A man shovels snow on Congress Street in Portland during a storm on Saturday night, Jan. 29, 2022. Credit: Troy R. Bennett / BDN

Following a Nor’easter that pummeled the state with heavy snow and wind, Mainers now have to worry about poor visibility and digging themselves out.

Although the snow has stopped falling, high winds will make blowing snow a dangerous risk on Sunday, reducing visibility and causing difficult driving conditions, according to the National Weather Service in Caribou.

Many parts of the state — particularly along the coast — saw more than a foot of snow.

In the southern part of the state, Portland reported 12.7 inches, Brunswick reported 18 inches and Lewiston reported 16 inches of snow as of 12:30 p.m., according to NWS Gray. Bath recorded the most snowfall in that region with 20 inches.

Meanwhile, Bangor reported 19 inches of snow and Ellsworth reported 12 inches.
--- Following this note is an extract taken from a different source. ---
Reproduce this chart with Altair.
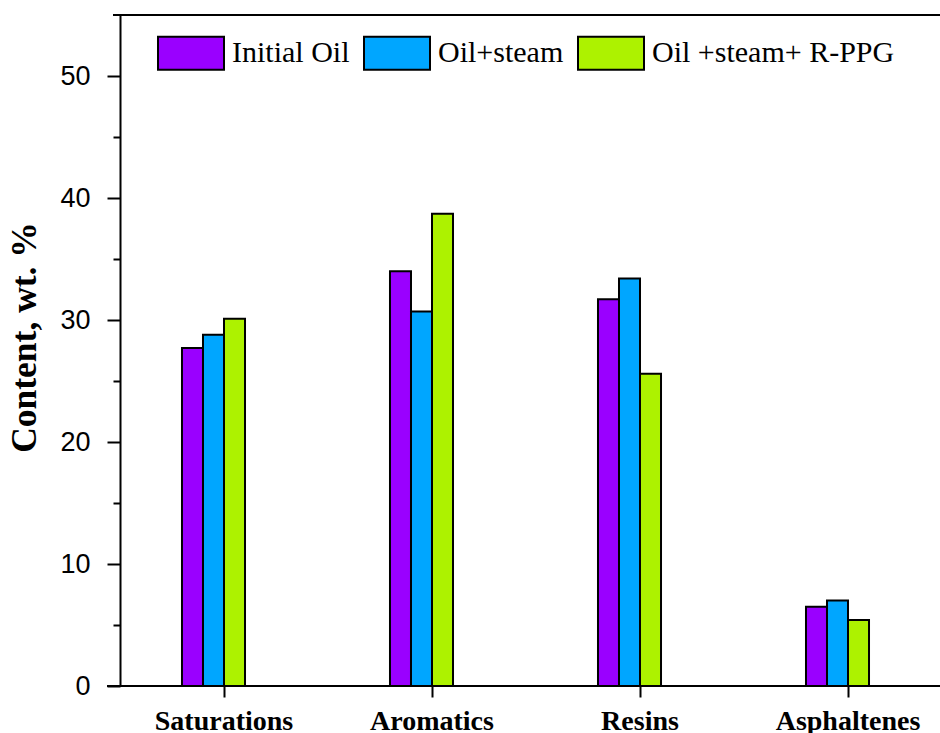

Veazie saw the most snowfall in the Bangor area with 22 inches reported, according to NWS Caribou.

In Bangor, there is a downtown parking ban in effect from 11 p.m. Sunday to 6 a.m. Monday to allow for snow removal. Vehicles left on the street or in city parking lots may be ticketed and towed, Bangor officials said.

The heavy snow band arrived in Aroostook County Saturday evening. NWS Caribou was reporting 7 inches of snow as of 9 p.m. Saturday with 3 inches falling over the course of 1 ½ hours. By 12:30 p.m. the following afternoon, Houlton recorded 15 inches while Caribou reported 12.2 inches.

In the past 24 hours, winds well over 20 mph were being recorded. Early Saturday evening, Bangor recorded winds up to 51 mph while Naskeag in Hancock county recorded winds up to 66 mph. The towns with the lowest wind speeds were Fort Kent and Millinocket at 25 mph.

As of Sunday afternoon, only a few dozen Mainers are without power with 37 Versant Power customers and 105 Central Maine Power customers without electricity.